**TO DO:**
Give the material once more, word for word, without any images.

**DATA EXTRACT:**
* * * * *
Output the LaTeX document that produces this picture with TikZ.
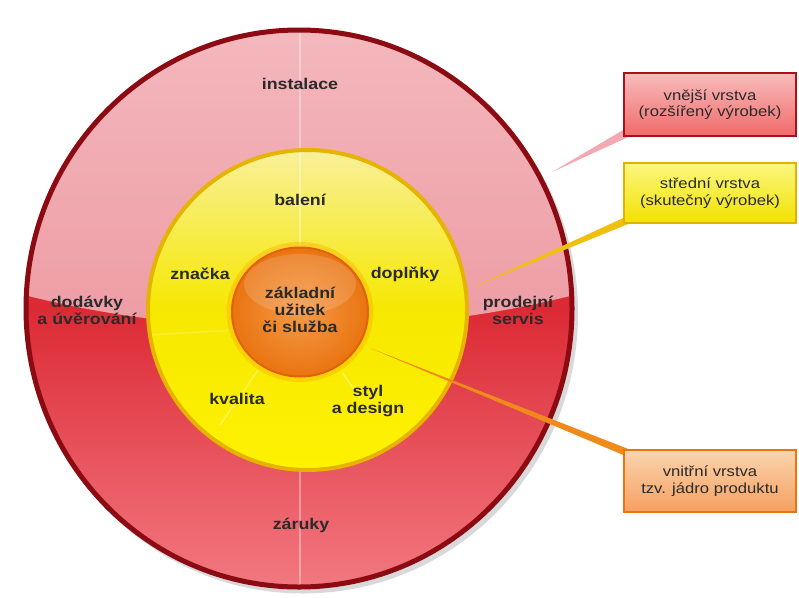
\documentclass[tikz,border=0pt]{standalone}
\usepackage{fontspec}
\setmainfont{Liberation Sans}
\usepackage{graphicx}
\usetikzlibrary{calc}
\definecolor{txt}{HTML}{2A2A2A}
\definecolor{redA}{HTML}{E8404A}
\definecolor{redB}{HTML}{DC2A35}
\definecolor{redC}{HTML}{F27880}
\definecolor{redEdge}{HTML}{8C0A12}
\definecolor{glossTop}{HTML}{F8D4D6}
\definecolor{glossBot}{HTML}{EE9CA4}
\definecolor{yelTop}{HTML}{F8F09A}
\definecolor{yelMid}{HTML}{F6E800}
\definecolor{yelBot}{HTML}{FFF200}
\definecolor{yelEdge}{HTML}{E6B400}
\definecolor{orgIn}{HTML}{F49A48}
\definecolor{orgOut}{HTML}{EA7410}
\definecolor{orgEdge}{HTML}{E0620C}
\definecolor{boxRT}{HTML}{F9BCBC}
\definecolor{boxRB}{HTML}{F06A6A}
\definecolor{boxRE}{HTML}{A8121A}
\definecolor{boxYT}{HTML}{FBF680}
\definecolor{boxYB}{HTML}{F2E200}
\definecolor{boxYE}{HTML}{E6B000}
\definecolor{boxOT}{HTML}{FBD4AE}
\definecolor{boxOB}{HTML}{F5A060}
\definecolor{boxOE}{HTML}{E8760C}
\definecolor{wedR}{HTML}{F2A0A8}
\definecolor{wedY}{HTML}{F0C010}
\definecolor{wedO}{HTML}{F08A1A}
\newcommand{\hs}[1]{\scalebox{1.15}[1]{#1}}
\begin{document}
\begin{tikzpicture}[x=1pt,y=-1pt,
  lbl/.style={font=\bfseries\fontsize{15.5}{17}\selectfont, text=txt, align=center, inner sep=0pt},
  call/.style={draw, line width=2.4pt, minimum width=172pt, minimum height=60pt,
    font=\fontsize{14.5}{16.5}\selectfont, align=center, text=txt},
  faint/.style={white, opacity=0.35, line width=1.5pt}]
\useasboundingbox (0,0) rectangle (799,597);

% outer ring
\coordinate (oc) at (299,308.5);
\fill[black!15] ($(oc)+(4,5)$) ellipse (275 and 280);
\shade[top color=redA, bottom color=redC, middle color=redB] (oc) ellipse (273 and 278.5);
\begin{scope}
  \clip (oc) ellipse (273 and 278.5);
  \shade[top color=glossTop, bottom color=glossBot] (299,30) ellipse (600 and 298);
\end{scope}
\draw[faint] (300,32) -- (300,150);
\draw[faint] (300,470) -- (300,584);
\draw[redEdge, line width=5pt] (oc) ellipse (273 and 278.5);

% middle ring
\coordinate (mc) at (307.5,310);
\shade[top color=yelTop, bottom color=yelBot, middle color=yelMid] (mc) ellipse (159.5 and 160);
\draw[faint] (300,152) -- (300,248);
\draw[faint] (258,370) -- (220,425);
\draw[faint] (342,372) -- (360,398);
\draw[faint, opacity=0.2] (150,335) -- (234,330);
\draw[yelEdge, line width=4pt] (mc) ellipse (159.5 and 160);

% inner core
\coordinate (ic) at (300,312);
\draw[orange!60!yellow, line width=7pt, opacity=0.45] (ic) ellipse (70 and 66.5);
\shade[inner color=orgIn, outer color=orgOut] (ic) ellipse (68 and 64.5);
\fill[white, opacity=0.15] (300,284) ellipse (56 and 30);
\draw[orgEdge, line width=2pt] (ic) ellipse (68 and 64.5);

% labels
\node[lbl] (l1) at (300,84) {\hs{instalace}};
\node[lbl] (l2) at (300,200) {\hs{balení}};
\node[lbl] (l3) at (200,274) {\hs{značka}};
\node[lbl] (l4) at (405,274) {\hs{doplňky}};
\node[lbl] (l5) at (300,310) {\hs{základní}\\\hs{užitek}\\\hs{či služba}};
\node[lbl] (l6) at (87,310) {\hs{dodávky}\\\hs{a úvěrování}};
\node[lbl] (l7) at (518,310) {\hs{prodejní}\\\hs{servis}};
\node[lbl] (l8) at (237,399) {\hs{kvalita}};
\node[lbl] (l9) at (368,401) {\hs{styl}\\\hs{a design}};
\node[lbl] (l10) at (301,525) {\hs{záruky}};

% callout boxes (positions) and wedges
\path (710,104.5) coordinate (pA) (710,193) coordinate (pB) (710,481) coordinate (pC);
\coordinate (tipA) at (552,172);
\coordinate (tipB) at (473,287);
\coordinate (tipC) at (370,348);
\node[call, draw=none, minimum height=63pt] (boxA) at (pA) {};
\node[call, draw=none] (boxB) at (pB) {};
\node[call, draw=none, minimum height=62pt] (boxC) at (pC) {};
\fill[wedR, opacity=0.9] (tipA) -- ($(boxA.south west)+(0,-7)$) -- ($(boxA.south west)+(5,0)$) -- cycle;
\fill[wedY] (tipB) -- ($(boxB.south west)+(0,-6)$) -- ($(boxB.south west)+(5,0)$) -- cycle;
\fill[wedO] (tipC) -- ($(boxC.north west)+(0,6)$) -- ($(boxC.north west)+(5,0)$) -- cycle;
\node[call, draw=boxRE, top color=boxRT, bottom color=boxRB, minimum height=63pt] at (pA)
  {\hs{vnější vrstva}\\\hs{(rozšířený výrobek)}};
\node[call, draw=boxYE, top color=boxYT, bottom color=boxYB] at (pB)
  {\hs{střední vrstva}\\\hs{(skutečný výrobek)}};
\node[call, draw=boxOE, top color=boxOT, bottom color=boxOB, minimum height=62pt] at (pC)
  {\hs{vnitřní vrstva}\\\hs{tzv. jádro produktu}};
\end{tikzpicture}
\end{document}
* * * * *
**TASK ANSWER:**
Output the LaTeX document that produces this picture with TikZ.
\documentclass[tikz,border=0pt]{standalone}
\usepackage{fontspec}
\setmainfont{Liberation Sans}
\usepackage{graphicx}
\usetikzlibrary{calc}
\definecolor{txt}{HTML}{2A2A2A}
\definecolor{redA}{HTML}{E8404A}
\definecolor{redB}{HTML}{DC2A35}
\definecolor{redC}{HTML}{F27880}
\definecolor{redEdge}{HTML}{8C0A12}
\definecolor{glossTop}{HTML}{F8D4D6}
\definecolor{glossBot}{HTML}{EE9CA4}
\definecolor{yelTop}{HTML}{F8F09A}
\definecolor{yelMid}{HTML}{F6E800}
\definecolor{yelBot}{HTML}{FFF200}
\definecolor{yelEdge}{HTML}{E6B400}
\definecolor{orgIn}{HTML}{F49A48}
\definecolor{orgOut}{HTML}{EA7410}
\definecolor{orgEdge}{HTML}{E0620C}
\definecolor{boxRT}{HTML}{F9BCBC}
\definecolor{boxRB}{HTML}{F06A6A}
\definecolor{boxRE}{HTML}{A8121A}
\definecolor{boxYT}{HTML}{FBF680}
\definecolor{boxYB}{HTML}{F2E200}
\definecolor{boxYE}{HTML}{E6B000}
\definecolor{boxOT}{HTML}{FBD4AE}
\definecolor{boxOB}{HTML}{F5A060}
\definecolor{boxOE}{HTML}{E8760C}
\definecolor{wedR}{HTML}{F2A0A8}
\definecolor{wedY}{HTML}{F0C010}
\definecolor{wedO}{HTML}{F08A1A}
\newcommand{\hs}[1]{\scalebox{1.15}[1]{#1}}
\begin{document}
\begin{tikzpicture}[x=1pt,y=-1pt,
  lbl/.style={font=\bfseries\fontsize{15.5}{17}\selectfont, text=txt, align=center, inner sep=0pt},
  call/.style={draw, line width=2.4pt, minimum width=172pt, minimum height=60pt,
    font=\fontsize{14.5}{16.5}\selectfont, align=center, text=txt},
  faint/.style={white, opacity=0.35, line width=1.5pt}]
\useasboundingbox (0,0) rectangle (799,597);

% outer ring
\coordinate (oc) at (299,308.5);
\fill[black!15] ($(oc)+(4,5)$) ellipse (275 and 280);
\shade[top color=redA, bottom color=redC, middle color=redB] (oc) ellipse (273 and 278.5);
\begin{scope}
  \clip (oc) ellipse (273 and 278.5);
  \shade[top color=glossTop, bottom color=glossBot] (299,30) ellipse (600 and 298);
\end{scope}
\draw[faint] (300,32) -- (300,150);
\draw[faint] (300,470) -- (300,584);
\draw[redEdge, line width=5pt] (oc) ellipse (273 and 278.5);

% middle ring
\coordinate (mc) at (307.5,310);
\shade[top color=yelTop, bottom color=yelBot, middle color=yelMid] (mc) ellipse (159.5 and 160);
\draw[faint] (300,152) -- (300,248);
\draw[faint] (258,370) -- (220,425);
\draw[faint] (342,372) -- (360,398);
\draw[faint, opacity=0.2] (150,335) -- (234,330);
\draw[yelEdge, line width=4pt] (mc) ellipse (159.5 and 160);

% inner core
\coordinate (ic) at (300,312);
\draw[orange!60!yellow, line width=7pt, opacity=0.45] (ic) ellipse (70 and 66.5);
\shade[inner color=orgIn, outer color=orgOut] (ic) ellipse (68 and 64.5);
\fill[white, opacity=0.15] (300,284) ellipse (56 and 30);
\draw[orgEdge, line width=2pt] (ic) ellipse (68 and 64.5);

% labels
\node[lbl] (l1) at (300,84) {\hs{instalace}};
\node[lbl] (l2) at (300,200) {\hs{balení}};
\node[lbl] (l3) at (200,274) {\hs{značka}};
\node[lbl] (l4) at (405,274) {\hs{doplňky}};
\node[lbl] (l5) at (300,310) {\hs{základní}\\\hs{užitek}\\\hs{či služba}};
\node[lbl] (l6) at (87,310) {\hs{dodávky}\\\hs{a úvěrování}};
\node[lbl] (l7) at (518,310) {\hs{prodejní}\\\hs{servis}};
\node[lbl] (l8) at (237,399) {\hs{kvalita}};
\node[lbl] (l9) at (368,401) {\hs{styl}\\\hs{a design}};
\node[lbl] (l10) at (301,525) {\hs{záruky}};

% callout boxes (positions) and wedges
\path (710,104.5) coordinate (pA) (710,193) coordinate (pB) (710,481) coordinate (pC);
\coordinate (tipA) at (552,172);
\coordinate (tipB) at (473,287);
\coordinate (tipC) at (370,348);
\node[call, draw=none, minimum height=63pt] (boxA) at (pA) {};
\node[call, draw=none] (boxB) at (pB) {};
\node[call, draw=none, minimum height=62pt] (boxC) at (pC) {};
\fill[wedR, opacity=0.9] (tipA) -- ($(boxA.south west)+(0,-7)$) -- ($(boxA.south west)+(5,0)$) -- cycle;
\fill[wedY] (tipB) -- ($(boxB.south west)+(0,-6)$) -- ($(boxB.south west)+(5,0)$) -- cycle;
\fill[wedO] (tipC) -- ($(boxC.north west)+(0,6)$) -- ($(boxC.north west)+(5,0)$) -- cycle;
\node[call, draw=boxRE, top color=boxRT, bottom color=boxRB, minimum height=63pt] at (pA)
  {\hs{vnější vrstva}\\\hs{(rozšířený výrobek)}};
\node[call, draw=boxYE, top color=boxYT, bottom color=boxYB] at (pB)
  {\hs{střední vrstva}\\\hs{(skutečný výrobek)}};
\node[call, draw=boxOE, top color=boxOT, bottom color=boxOB, minimum height=62pt] at (pC)
  {\hs{vnitřní vrstva}\\\hs{tzv. jádro produktu}};
\end{tikzpicture}
\end{document}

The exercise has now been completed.